No code before it was cool, but fake
La startup britannique fondée en 2012 a annoncé entamer une procédure d’insolvabilité. Elle était pourtant soutenue financièrement par Microsoft. Mais Builder.ai, qui prétendait proposer une solution pour créer des applications presque no code avait été accusée de sous-traiter à des humains, installés en Inde. Il lui est maintenant reproché des manipulations financières.
L’entreprise l’a annoncé il y a deux semaines sur LinkedIn, « Engineer.ai Corporation, connue sous le nom de Builder.ai, va entamer une procédure d’insolvabilité et nommer un administrateur pour gérer les affaires de la société ». Dans ce message, la direction affirme qu’elle « n’a pas été en mesure de se remettre des défis historiques et des décisions passées qui ont mis à rude épreuve sa situation financière ».
Des promesses en avance sur la mode du « no code »
Mais dès cette annonce, le Financial Times expliquait que les ennuis de Builder.ai arrivaient après une enquête interne montrant de potentielles manipulations dans les chiffres de vente de l’entreprise.
L’entreprise affirmait, déjà bien avant les vagues de l’IA générative, du « no code » et du « vibe code », proposer un outil nommé Natacha intégrant de l’intelligence artificielle et permettant de créer une application ou un site web « aussi facilement que commander une pizza », selon son CEO de l’époque Sachin Duggal.
Avec cette promesse, Builder.ai a levé plus de 500 millions d’euros auprès de financeurs comme le fonds souverain du Qatar mais aussi de Microsoft. Et elle a, à un moment donné, été évaluée à environ 1,5 milliard de dollars.
Dès 2019, des soupçons de sous-traitance à des humains en Inde
Pourtant, dès 2019, des salariés et ex-salariés expliquaient au Wall Street Journal que l’entreprise exagérait ses capacités en matière d’IA pour attirer les clients et les investisseurs. L’entreprise était connue sous son nom officiel d’Engineer.ai.
Le journal étasunien avait pu consulter des documents qui indiquaient que « l’entreprise s’appu[yait] sur des ingénieurs humains en Inde et ailleurs pour effectuer la majeure partie de ce travail, et que ses prétentions en matière d’IA [étaient] exagérées, même à la lumière de la mentalité « fake-it-till-you-make-it », courante parmi les start-ups du secteur technologique ».
Après un changement de nom commercial, l’entreprise a quand même réussi à continuer à convaincre les investisseurs.

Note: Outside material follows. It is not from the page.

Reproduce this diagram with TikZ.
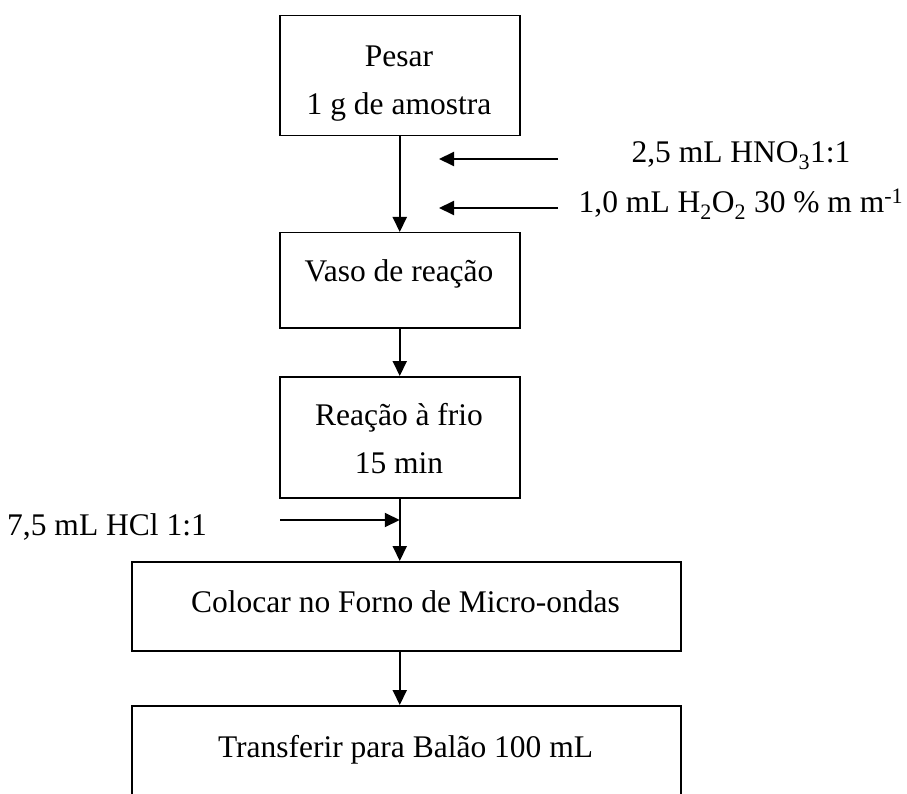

En octobre dernier, l’entreprise avait encore emprunté 50 millions de dollars auprès d’un consortium d’entreprises mené par l’Israélienne Viola Credit. Elle avait annoncé cet emprunt en avril dernier au Financial Times tout en admettant avoir eu des problèmes financiers.
Des comptes suspects pour clore le cercueil
Mais, un mois après, le journal financier apprenait que l’entreprise avait revu ses revenus à la baisse : « une estimation antérieure de 220 millions de dollars pour les revenus de 2024 a été révisée à environ 55 millions de dollars, tandis qu’un chiffre de ventes totales de 180 millions de dollars pour 2023 a été révisé à environ 45 millions de dollars, ont ajouté les personnes interrogées ». Or, c’est bien sur ces anciennes estimations que l’emprunt avait été accordé. Le groupe de prêteurs aurait donc retiré 37 de ses 50 millions de dollars, selon Les Echos.
Selon Bloomberg, Builder.ai aurait créé un montage avec la startup de média sociaux indienne VerSe Innovation pendant des années pour gonfler ses ventes. « Les deux entreprises se seraient facturées régulièrement des montants à peu près identiques entre 2021 et 2024 », explique le média étasunien qui a pu consulter des documents internes.
Le co-fondateur de l’entreprise indienne réfute totalement ces accusations, affirmant à nos confrères qu’elles étaient « absolument sans fondement et fausses ». Du côté de Builder.ai, la direction n’a pas voulu commenter.
Depuis l’annonce de la faillite, les accusations d’une fausse IA refont surface. Le Times of India qualifie Builder.ai de « startup ayant fait passer 700 ingénieurs situés en Inde pour une IA ».